● TASK GOAL: Copy all of the material exactly. Pictures are not to appear in the copy.
>> start SOURCE MATERIAL
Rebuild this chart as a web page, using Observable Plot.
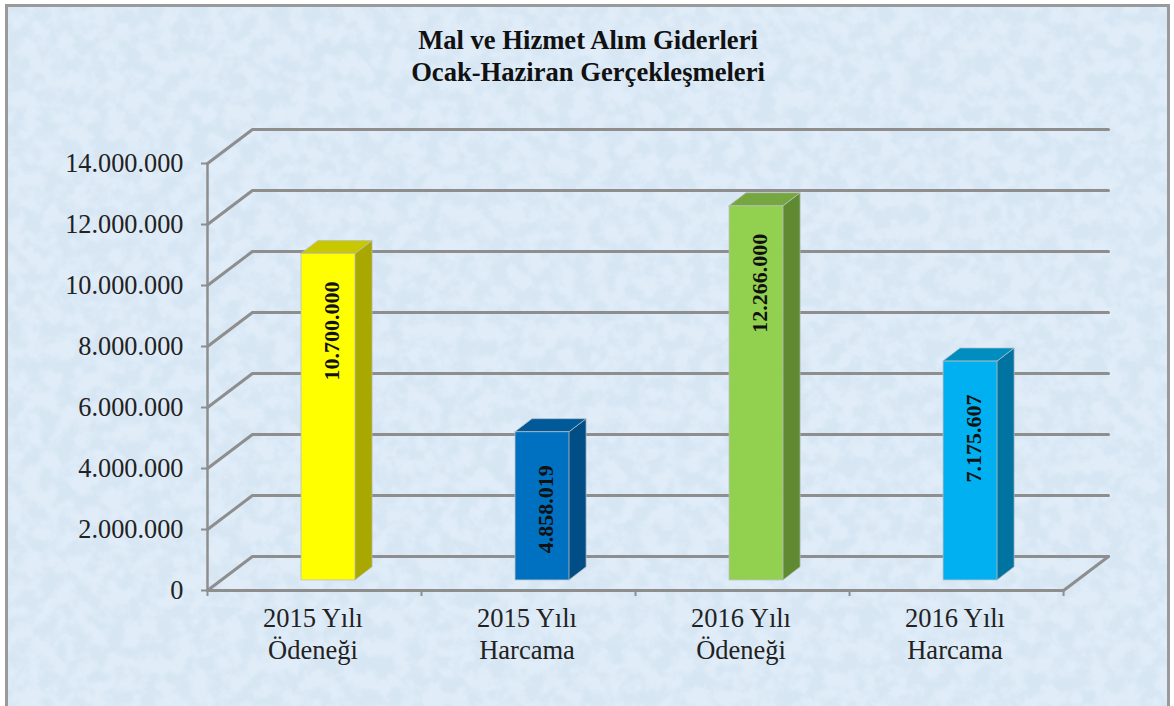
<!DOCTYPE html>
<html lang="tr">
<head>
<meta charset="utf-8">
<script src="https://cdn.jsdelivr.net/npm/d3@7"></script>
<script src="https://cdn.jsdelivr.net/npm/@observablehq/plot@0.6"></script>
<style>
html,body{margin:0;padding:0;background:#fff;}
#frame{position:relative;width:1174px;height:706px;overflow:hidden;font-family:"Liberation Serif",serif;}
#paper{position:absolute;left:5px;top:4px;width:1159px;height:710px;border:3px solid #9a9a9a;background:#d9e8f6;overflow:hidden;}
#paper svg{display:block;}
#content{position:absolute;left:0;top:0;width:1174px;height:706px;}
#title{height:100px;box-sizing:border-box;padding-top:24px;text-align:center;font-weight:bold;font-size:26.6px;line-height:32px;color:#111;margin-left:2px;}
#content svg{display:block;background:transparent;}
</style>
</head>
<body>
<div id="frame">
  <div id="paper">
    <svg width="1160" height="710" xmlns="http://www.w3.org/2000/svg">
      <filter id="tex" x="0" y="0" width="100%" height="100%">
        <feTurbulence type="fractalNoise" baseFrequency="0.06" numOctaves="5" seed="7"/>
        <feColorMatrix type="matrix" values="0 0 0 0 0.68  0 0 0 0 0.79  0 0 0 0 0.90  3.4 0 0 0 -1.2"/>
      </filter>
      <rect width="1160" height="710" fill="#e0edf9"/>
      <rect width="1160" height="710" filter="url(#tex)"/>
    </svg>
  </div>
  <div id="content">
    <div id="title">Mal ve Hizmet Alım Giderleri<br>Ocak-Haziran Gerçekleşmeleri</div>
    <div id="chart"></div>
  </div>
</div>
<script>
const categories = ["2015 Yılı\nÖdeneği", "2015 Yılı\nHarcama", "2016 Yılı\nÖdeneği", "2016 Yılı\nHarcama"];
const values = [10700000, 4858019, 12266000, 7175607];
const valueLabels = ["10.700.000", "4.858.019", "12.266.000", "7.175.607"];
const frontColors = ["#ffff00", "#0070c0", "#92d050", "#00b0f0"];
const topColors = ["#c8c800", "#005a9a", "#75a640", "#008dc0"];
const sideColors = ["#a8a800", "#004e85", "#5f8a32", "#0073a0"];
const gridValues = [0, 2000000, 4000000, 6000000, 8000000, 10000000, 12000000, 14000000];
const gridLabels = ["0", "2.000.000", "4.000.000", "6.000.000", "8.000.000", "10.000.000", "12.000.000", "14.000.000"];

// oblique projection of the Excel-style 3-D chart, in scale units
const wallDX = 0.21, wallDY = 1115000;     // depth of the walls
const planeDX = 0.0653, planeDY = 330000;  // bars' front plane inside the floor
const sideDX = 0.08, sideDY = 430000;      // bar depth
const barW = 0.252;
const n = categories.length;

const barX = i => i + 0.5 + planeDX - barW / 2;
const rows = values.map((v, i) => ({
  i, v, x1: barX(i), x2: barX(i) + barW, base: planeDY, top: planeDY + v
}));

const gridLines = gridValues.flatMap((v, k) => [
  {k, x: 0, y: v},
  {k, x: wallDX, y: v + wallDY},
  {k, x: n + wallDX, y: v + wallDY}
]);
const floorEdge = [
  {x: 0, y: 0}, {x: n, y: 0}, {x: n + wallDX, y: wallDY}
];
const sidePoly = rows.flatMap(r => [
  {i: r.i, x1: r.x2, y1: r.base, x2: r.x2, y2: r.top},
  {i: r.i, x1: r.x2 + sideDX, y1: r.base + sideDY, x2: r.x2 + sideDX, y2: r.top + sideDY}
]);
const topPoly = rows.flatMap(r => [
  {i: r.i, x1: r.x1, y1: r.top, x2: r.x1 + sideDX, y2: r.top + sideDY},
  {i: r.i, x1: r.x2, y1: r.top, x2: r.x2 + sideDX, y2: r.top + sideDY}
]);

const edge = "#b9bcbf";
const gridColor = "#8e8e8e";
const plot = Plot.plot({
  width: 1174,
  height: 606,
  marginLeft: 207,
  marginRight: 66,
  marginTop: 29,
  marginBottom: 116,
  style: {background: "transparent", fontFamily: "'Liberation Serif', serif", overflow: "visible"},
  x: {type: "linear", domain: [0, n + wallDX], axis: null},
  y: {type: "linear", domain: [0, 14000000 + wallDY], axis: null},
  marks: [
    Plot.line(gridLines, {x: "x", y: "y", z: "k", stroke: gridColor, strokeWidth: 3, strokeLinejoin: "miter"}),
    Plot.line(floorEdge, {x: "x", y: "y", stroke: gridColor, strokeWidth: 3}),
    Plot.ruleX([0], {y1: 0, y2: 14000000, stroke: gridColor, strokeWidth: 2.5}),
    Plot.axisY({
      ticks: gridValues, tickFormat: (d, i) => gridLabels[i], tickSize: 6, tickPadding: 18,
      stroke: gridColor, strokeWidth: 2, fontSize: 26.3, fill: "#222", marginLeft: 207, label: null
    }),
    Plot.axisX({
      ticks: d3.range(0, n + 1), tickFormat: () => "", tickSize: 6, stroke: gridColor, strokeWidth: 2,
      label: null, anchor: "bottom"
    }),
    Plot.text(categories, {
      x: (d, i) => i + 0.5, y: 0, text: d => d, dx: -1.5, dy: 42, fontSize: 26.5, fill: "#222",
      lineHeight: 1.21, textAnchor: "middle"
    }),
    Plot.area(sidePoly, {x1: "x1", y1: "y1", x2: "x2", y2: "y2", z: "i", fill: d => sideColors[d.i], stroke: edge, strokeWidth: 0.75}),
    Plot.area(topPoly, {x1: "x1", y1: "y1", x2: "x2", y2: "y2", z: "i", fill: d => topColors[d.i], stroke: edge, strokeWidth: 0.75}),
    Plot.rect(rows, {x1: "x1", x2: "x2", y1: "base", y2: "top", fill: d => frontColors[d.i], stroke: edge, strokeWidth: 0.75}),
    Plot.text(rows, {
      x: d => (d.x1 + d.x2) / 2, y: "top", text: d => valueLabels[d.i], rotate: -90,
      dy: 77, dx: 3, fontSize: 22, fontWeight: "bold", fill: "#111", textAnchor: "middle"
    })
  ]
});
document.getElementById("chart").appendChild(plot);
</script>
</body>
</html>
>> end SOURCE MATERIAL
● RESPONSE TO THE EXERCISE:
Rebuild this chart as a web page, using Observable Plot.
<!DOCTYPE html>
<html lang="tr">
<head>
<meta charset="utf-8">
<script src="https://cdn.jsdelivr.net/npm/d3@7"></script>
<script src="https://cdn.jsdelivr.net/npm/@observablehq/plot@0.6"></script>
<style>
html,body{margin:0;padding:0;background:#fff;}
#frame{position:relative;width:1174px;height:706px;overflow:hidden;font-family:"Liberation Serif",serif;}
#paper{position:absolute;left:5px;top:4px;width:1159px;height:710px;border:3px solid #9a9a9a;background:#d9e8f6;overflow:hidden;}
#paper svg{display:block;}
#content{position:absolute;left:0;top:0;width:1174px;height:706px;}
#title{height:100px;box-sizing:border-box;padding-top:24px;text-align:center;font-weight:bold;font-size:26.6px;line-height:32px;color:#111;margin-left:2px;}
#content svg{display:block;background:transparent;}
</style>
</head>
<body>
<div id="frame">
  <div id="paper">
    <svg width="1160" height="710" xmlns="http://www.w3.org/2000/svg">
      <filter id="tex" x="0" y="0" width="100%" height="100%">
        <feTurbulence type="fractalNoise" baseFrequency="0.06" numOctaves="5" seed="7"/>
        <feColorMatrix type="matrix" values="0 0 0 0 0.68  0 0 0 0 0.79  0 0 0 0 0.90  3.4 0 0 0 -1.2"/>
      </filter>
      <rect width="1160" height="710" fill="#e0edf9"/>
      <rect width="1160" height="710" filter="url(#tex)"/>
    </svg>
  </div>
  <div id="content">
    <div id="title">Mal ve Hizmet Alım Giderleri<br>Ocak-Haziran Gerçekleşmeleri</div>
    <div id="chart"></div>
  </div>
</div>
<script>
const categories = ["2015 Yılı\nÖdeneği", "2015 Yılı\nHarcama", "2016 Yılı\nÖdeneği", "2016 Yılı\nHarcama"];
const values = [10700000, 4858019, 12266000, 7175607];
const valueLabels = ["10.700.000", "4.858.019", "12.266.000", "7.175.607"];
const frontColors = ["#ffff00", "#0070c0", "#92d050", "#00b0f0"];
const topColors = ["#c8c800", "#005a9a", "#75a640", "#008dc0"];
const sideColors = ["#a8a800", "#004e85", "#5f8a32", "#0073a0"];
const gridValues = [0, 2000000, 4000000, 6000000, 8000000, 10000000, 12000000, 14000000];
const gridLabels = ["0", "2.000.000", "4.000.000", "6.000.000", "8.000.000", "10.000.000", "12.000.000", "14.000.000"];

// oblique projection of the Excel-style 3-D chart, in scale units
const wallDX = 0.21, wallDY = 1115000;     // depth of the walls
const planeDX = 0.0653, planeDY = 330000;  // bars' front plane inside the floor
const sideDX = 0.08, sideDY = 430000;      // bar depth
const barW = 0.252;
const n = categories.length;

const barX = i => i + 0.5 + planeDX - barW / 2;
const rows = values.map((v, i) => ({
  i, v, x1: barX(i), x2: barX(i) + barW, base: planeDY, top: planeDY + v
}));

const gridLines = gridValues.flatMap((v, k) => [
  {k, x: 0, y: v},
  {k, x: wallDX, y: v + wallDY},
  {k, x: n + wallDX, y: v + wallDY}
]);
const floorEdge = [
  {x: 0, y: 0}, {x: n, y: 0}, {x: n + wallDX, y: wallDY}
];
const sidePoly = rows.flatMap(r => [
  {i: r.i, x1: r.x2, y1: r.base, x2: r.x2, y2: r.top},
  {i: r.i, x1: r.x2 + sideDX, y1: r.base + sideDY, x2: r.x2 + sideDX, y2: r.top + sideDY}
]);
const topPoly = rows.flatMap(r => [
  {i: r.i, x1: r.x1, y1: r.top, x2: r.x1 + sideDX, y2: r.top + sideDY},
  {i: r.i, x1: r.x2, y1: r.top, x2: r.x2 + sideDX, y2: r.top + sideDY}
]);

const edge = "#b9bcbf";
const gridColor = "#8e8e8e";
const plot = Plot.plot({
  width: 1174,
  height: 606,
  marginLeft: 207,
  marginRight: 66,
  marginTop: 29,
  marginBottom: 116,
  style: {background: "transparent", fontFamily: "'Liberation Serif', serif", overflow: "visible"},
  x: {type: "linear", domain: [0, n + wallDX], axis: null},
  y: {type: "linear", domain: [0, 14000000 + wallDY], axis: null},
  marks: [
    Plot.line(gridLines, {x: "x", y: "y", z: "k", stroke: gridColor, strokeWidth: 3, strokeLinejoin: "miter"}),
    Plot.line(floorEdge, {x: "x", y: "y", stroke: gridColor, strokeWidth: 3}),
    Plot.ruleX([0], {y1: 0, y2: 14000000, stroke: gridColor, strokeWidth: 2.5}),
    Plot.axisY({
      ticks: gridValues, tickFormat: (d, i) => gridLabels[i], tickSize: 6, tickPadding: 18,
      stroke: gridColor, strokeWidth: 2, fontSize: 26.3, fill: "#222", marginLeft: 207, label: null
    }),
    Plot.axisX({
      ticks: d3.range(0, n + 1), tickFormat: () => "", tickSize: 6, stroke: gridColor, strokeWidth: 2,
      label: null, anchor: "bottom"
    }),
    Plot.text(categories, {
      x: (d, i) => i + 0.5, y: 0, text: d => d, dx: -1.5, dy: 42, fontSize: 26.5, fill: "#222",
      lineHeight: 1.21, textAnchor: "middle"
    }),
    Plot.area(sidePoly, {x1: "x1", y1: "y1", x2: "x2", y2: "y2", z: "i", fill: d => sideColors[d.i], stroke: edge, strokeWidth: 0.75}),
    Plot.area(topPoly, {x1: "x1", y1: "y1", x2: "x2", y2: "y2", z: "i", fill: d => topColors[d.i], stroke: edge, strokeWidth: 0.75}),
    Plot.rect(rows, {x1: "x1", x2: "x2", y1: "base", y2: "top", fill: d => frontColors[d.i], stroke: edge, strokeWidth: 0.75}),
    Plot.text(rows, {
      x: d => (d.x1 + d.x2) / 2, y: "top", text: d => valueLabels[d.i], rotate: -90,
      dy: 77, dx: 3, fontSize: 22, fontWeight: "bold", fill: "#111", textAnchor: "middle"
    })
  ]
});
document.getElementById("chart").appendChild(plot);
</script>
</body>
</html>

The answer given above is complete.